SET PROBLEM>
Copy out the data below as written; omit any images.
#####
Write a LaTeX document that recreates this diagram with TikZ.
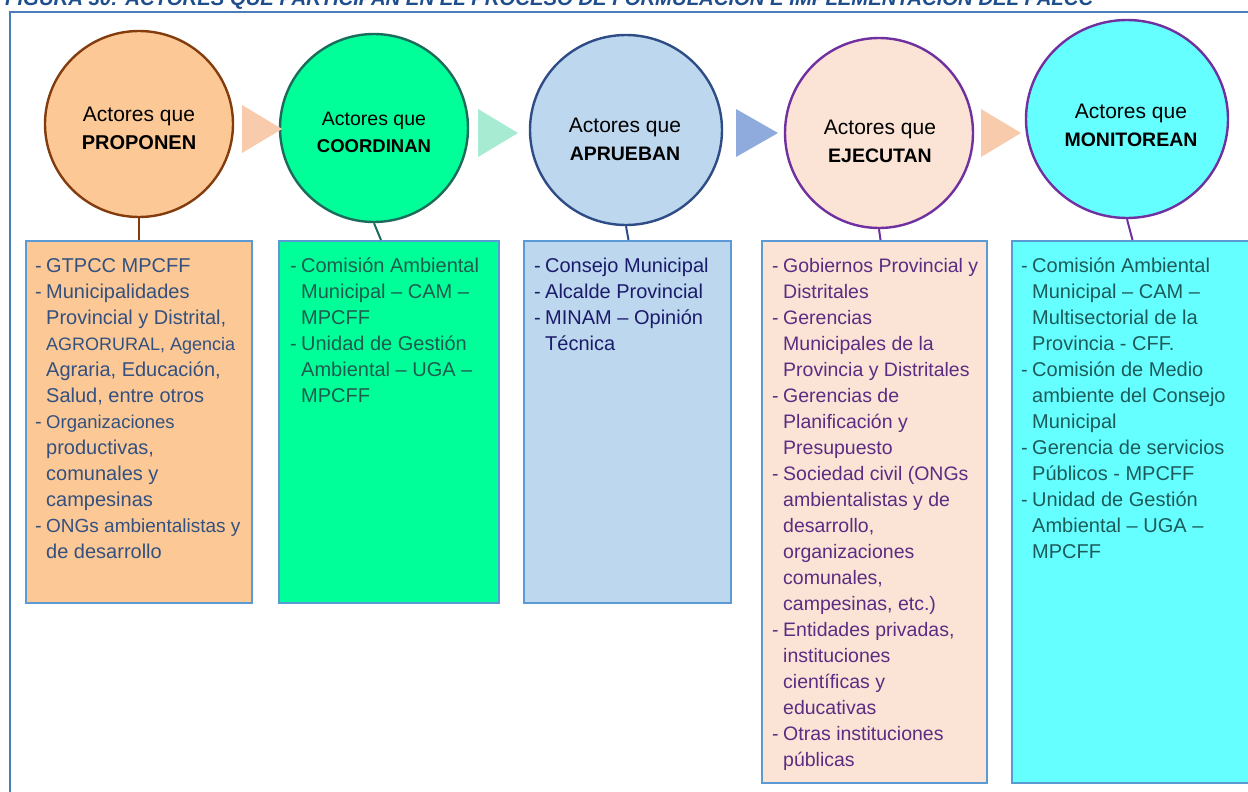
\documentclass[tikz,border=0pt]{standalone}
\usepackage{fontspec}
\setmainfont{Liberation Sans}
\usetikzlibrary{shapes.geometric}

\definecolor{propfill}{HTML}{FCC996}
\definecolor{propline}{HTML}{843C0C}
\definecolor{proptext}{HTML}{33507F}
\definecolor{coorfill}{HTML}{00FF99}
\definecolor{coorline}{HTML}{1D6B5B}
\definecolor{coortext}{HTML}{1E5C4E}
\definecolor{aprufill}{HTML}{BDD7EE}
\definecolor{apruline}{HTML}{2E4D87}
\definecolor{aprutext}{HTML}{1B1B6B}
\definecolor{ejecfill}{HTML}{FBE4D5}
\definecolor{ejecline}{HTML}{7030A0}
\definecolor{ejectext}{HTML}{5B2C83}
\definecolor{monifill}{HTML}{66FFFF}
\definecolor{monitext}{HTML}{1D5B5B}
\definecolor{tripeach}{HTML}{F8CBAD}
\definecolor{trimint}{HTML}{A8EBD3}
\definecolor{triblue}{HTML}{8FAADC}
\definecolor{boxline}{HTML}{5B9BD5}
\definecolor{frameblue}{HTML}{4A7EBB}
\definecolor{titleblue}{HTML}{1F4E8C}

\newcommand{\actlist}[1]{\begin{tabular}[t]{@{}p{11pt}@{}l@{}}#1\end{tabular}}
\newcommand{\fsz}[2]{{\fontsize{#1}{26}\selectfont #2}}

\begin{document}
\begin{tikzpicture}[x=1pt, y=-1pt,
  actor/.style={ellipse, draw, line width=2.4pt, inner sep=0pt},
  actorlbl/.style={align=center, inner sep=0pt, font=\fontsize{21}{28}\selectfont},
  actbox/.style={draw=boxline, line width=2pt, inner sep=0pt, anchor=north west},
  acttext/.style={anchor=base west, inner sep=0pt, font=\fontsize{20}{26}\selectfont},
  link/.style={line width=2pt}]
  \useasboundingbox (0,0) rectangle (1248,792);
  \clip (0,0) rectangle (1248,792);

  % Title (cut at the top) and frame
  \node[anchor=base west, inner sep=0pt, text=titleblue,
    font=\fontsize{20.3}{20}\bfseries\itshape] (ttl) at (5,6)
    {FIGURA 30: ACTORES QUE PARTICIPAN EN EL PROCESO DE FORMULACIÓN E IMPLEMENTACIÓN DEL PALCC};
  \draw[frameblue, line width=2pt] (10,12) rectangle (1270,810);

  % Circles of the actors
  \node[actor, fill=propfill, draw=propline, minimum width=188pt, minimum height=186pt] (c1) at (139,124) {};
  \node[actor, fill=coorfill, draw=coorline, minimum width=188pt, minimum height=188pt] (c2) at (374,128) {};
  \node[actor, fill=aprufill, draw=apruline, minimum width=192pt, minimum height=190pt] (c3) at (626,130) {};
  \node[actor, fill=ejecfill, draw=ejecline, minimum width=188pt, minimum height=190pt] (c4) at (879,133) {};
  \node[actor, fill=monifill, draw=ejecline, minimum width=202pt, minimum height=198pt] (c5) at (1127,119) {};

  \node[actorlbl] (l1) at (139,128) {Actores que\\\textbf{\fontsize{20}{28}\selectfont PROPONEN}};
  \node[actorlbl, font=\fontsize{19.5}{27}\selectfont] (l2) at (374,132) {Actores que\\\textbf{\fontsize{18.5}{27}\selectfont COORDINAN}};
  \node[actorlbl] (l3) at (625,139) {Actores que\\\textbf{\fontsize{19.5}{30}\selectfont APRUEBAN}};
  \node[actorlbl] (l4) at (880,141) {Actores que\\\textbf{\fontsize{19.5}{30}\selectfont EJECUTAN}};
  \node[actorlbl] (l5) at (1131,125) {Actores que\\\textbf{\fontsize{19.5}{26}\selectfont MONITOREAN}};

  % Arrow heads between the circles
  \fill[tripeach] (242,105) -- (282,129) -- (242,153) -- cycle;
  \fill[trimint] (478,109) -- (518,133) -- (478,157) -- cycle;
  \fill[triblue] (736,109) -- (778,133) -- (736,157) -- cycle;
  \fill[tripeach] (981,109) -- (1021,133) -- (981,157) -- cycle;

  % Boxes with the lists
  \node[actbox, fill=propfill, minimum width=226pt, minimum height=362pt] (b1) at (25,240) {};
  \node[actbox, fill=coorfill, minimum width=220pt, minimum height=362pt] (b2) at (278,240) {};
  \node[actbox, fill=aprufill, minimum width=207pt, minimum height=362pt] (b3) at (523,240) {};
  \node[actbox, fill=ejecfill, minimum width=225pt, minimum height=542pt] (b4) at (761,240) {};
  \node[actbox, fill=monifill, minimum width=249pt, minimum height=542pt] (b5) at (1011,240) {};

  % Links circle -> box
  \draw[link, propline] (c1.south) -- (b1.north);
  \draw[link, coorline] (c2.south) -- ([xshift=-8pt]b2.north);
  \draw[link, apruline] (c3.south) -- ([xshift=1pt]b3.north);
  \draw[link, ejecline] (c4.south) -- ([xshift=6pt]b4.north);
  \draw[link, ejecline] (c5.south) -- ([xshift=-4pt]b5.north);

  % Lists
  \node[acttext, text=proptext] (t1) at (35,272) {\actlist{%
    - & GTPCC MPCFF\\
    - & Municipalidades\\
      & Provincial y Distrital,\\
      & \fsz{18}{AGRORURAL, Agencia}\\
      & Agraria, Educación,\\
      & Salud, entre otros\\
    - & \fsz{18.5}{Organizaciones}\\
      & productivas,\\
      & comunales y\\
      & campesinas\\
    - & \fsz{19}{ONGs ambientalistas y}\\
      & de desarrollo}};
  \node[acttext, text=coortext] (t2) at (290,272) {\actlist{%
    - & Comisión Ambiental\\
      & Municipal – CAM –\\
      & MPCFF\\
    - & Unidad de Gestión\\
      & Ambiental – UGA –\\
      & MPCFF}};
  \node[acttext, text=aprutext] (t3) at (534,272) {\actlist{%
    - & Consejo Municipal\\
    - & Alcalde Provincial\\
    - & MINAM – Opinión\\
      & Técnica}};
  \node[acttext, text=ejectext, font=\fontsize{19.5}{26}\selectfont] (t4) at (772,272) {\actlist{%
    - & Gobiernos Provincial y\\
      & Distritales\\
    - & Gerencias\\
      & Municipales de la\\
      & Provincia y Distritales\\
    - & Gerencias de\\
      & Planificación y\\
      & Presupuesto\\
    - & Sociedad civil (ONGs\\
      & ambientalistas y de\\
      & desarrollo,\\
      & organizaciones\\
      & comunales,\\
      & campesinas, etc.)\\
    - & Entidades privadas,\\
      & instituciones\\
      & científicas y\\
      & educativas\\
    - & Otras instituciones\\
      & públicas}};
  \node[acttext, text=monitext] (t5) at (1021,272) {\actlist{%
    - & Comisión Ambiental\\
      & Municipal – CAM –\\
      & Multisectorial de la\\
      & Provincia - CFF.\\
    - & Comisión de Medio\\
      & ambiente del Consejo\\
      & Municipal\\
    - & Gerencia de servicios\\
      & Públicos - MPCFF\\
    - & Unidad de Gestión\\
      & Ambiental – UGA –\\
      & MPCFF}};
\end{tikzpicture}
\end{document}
#####
RESULT FOR THIS TASK>
Write a LaTeX document that recreates this diagram with TikZ.
\documentclass[tikz,border=0pt]{standalone}
\usepackage{fontspec}
\setmainfont{Liberation Sans}
\usetikzlibrary{shapes.geometric}

\definecolor{propfill}{HTML}{FCC996}
\definecolor{propline}{HTML}{843C0C}
\definecolor{proptext}{HTML}{33507F}
\definecolor{coorfill}{HTML}{00FF99}
\definecolor{coorline}{HTML}{1D6B5B}
\definecolor{coortext}{HTML}{1E5C4E}
\definecolor{aprufill}{HTML}{BDD7EE}
\definecolor{apruline}{HTML}{2E4D87}
\definecolor{aprutext}{HTML}{1B1B6B}
\definecolor{ejecfill}{HTML}{FBE4D5}
\definecolor{ejecline}{HTML}{7030A0}
\definecolor{ejectext}{HTML}{5B2C83}
\definecolor{monifill}{HTML}{66FFFF}
\definecolor{monitext}{HTML}{1D5B5B}
\definecolor{tripeach}{HTML}{F8CBAD}
\definecolor{trimint}{HTML}{A8EBD3}
\definecolor{triblue}{HTML}{8FAADC}
\definecolor{boxline}{HTML}{5B9BD5}
\definecolor{frameblue}{HTML}{4A7EBB}
\definecolor{titleblue}{HTML}{1F4E8C}

\newcommand{\actlist}[1]{\begin{tabular}[t]{@{}p{11pt}@{}l@{}}#1\end{tabular}}
\newcommand{\fsz}[2]{{\fontsize{#1}{26}\selectfont #2}}

\begin{document}
\begin{tikzpicture}[x=1pt, y=-1pt,
  actor/.style={ellipse, draw, line width=2.4pt, inner sep=0pt},
  actorlbl/.style={align=center, inner sep=0pt, font=\fontsize{21}{28}\selectfont},
  actbox/.style={draw=boxline, line width=2pt, inner sep=0pt, anchor=north west},
  acttext/.style={anchor=base west, inner sep=0pt, font=\fontsize{20}{26}\selectfont},
  link/.style={line width=2pt}]
  \useasboundingbox (0,0) rectangle (1248,792);
  \clip (0,0) rectangle (1248,792);

  % Title (cut at the top) and frame
  \node[anchor=base west, inner sep=0pt, text=titleblue,
    font=\fontsize{20.3}{20}\bfseries\itshape] (ttl) at (5,6)
    {FIGURA 30: ACTORES QUE PARTICIPAN EN EL PROCESO DE FORMULACIÓN E IMPLEMENTACIÓN DEL PALCC};
  \draw[frameblue, line width=2pt] (10,12) rectangle (1270,810);

  % Circles of the actors
  \node[actor, fill=propfill, draw=propline, minimum width=188pt, minimum height=186pt] (c1) at (139,124) {};
  \node[actor, fill=coorfill, draw=coorline, minimum width=188pt, minimum height=188pt] (c2) at (374,128) {};
  \node[actor, fill=aprufill, draw=apruline, minimum width=192pt, minimum height=190pt] (c3) at (626,130) {};
  \node[actor, fill=ejecfill, draw=ejecline, minimum width=188pt, minimum height=190pt] (c4) at (879,133) {};
  \node[actor, fill=monifill, draw=ejecline, minimum width=202pt, minimum height=198pt] (c5) at (1127,119) {};

  \node[actorlbl] (l1) at (139,128) {Actores que\\\textbf{\fontsize{20}{28}\selectfont PROPONEN}};
  \node[actorlbl, font=\fontsize{19.5}{27}\selectfont] (l2) at (374,132) {Actores que\\\textbf{\fontsize{18.5}{27}\selectfont COORDINAN}};
  \node[actorlbl] (l3) at (625,139) {Actores que\\\textbf{\fontsize{19.5}{30}\selectfont APRUEBAN}};
  \node[actorlbl] (l4) at (880,141) {Actores que\\\textbf{\fontsize{19.5}{30}\selectfont EJECUTAN}};
  \node[actorlbl] (l5) at (1131,125) {Actores que\\\textbf{\fontsize{19.5}{26}\selectfont MONITOREAN}};

  % Arrow heads between the circles
  \fill[tripeach] (242,105) -- (282,129) -- (242,153) -- cycle;
  \fill[trimint] (478,109) -- (518,133) -- (478,157) -- cycle;
  \fill[triblue] (736,109) -- (778,133) -- (736,157) -- cycle;
  \fill[tripeach] (981,109) -- (1021,133) -- (981,157) -- cycle;

  % Boxes with the lists
  \node[actbox, fill=propfill, minimum width=226pt, minimum height=362pt] (b1) at (25,240) {};
  \node[actbox, fill=coorfill, minimum width=220pt, minimum height=362pt] (b2) at (278,240) {};
  \node[actbox, fill=aprufill, minimum width=207pt, minimum height=362pt] (b3) at (523,240) {};
  \node[actbox, fill=ejecfill, minimum width=225pt, minimum height=542pt] (b4) at (761,240) {};
  \node[actbox, fill=monifill, minimum width=249pt, minimum height=542pt] (b5) at (1011,240) {};

  % Links circle -> box
  \draw[link, propline] (c1.south) -- (b1.north);
  \draw[link, coorline] (c2.south) -- ([xshift=-8pt]b2.north);
  \draw[link, apruline] (c3.south) -- ([xshift=1pt]b3.north);
  \draw[link, ejecline] (c4.south) -- ([xshift=6pt]b4.north);
  \draw[link, ejecline] (c5.south) -- ([xshift=-4pt]b5.north);

  % Lists
  \node[acttext, text=proptext] (t1) at (35,272) {\actlist{%
    - & GTPCC MPCFF\\
    - & Municipalidades\\
      & Provincial y Distrital,\\
      & \fsz{18}{AGRORURAL, Agencia}\\
      & Agraria, Educación,\\
      & Salud, entre otros\\
    - & \fsz{18.5}{Organizaciones}\\
      & productivas,\\
      & comunales y\\
      & campesinas\\
    - & \fsz{19}{ONGs ambientalistas y}\\
      & de desarrollo}};
  \node[acttext, text=coortext] (t2) at (290,272) {\actlist{%
    - & Comisión Ambiental\\
      & Municipal – CAM –\\
      & MPCFF\\
    - & Unidad de Gestión\\
      & Ambiental – UGA –\\
      & MPCFF}};
  \node[acttext, text=aprutext] (t3) at (534,272) {\actlist{%
    - & Consejo Municipal\\
    - & Alcalde Provincial\\
    - & MINAM – Opinión\\
      & Técnica}};
  \node[acttext, text=ejectext, font=\fontsize{19.5}{26}\selectfont] (t4) at (772,272) {\actlist{%
    - & Gobiernos Provincial y\\
      & Distritales\\
    - & Gerencias\\
      & Municipales de la\\
      & Provincia y Distritales\\
    - & Gerencias de\\
      & Planificación y\\
      & Presupuesto\\
    - & Sociedad civil (ONGs\\
      & ambientalistas y de\\
      & desarrollo,\\
      & organizaciones\\
      & comunales,\\
      & campesinas, etc.)\\
    - & Entidades privadas,\\
      & instituciones\\
      & científicas y\\
      & educativas\\
    - & Otras instituciones\\
      & públicas}};
  \node[acttext, text=monitext] (t5) at (1021,272) {\actlist{%
    - & Comisión Ambiental\\
      & Municipal – CAM –\\
      & Multisectorial de la\\
      & Provincia - CFF.\\
    - & Comisión de Medio\\
      & ambiente del Consejo\\
      & Municipal\\
    - & Gerencia de servicios\\
      & Públicos - MPCFF\\
    - & Unidad de Gestión\\
      & Ambiental – UGA –\\
      & MPCFF}};
\end{tikzpicture}
\end{document}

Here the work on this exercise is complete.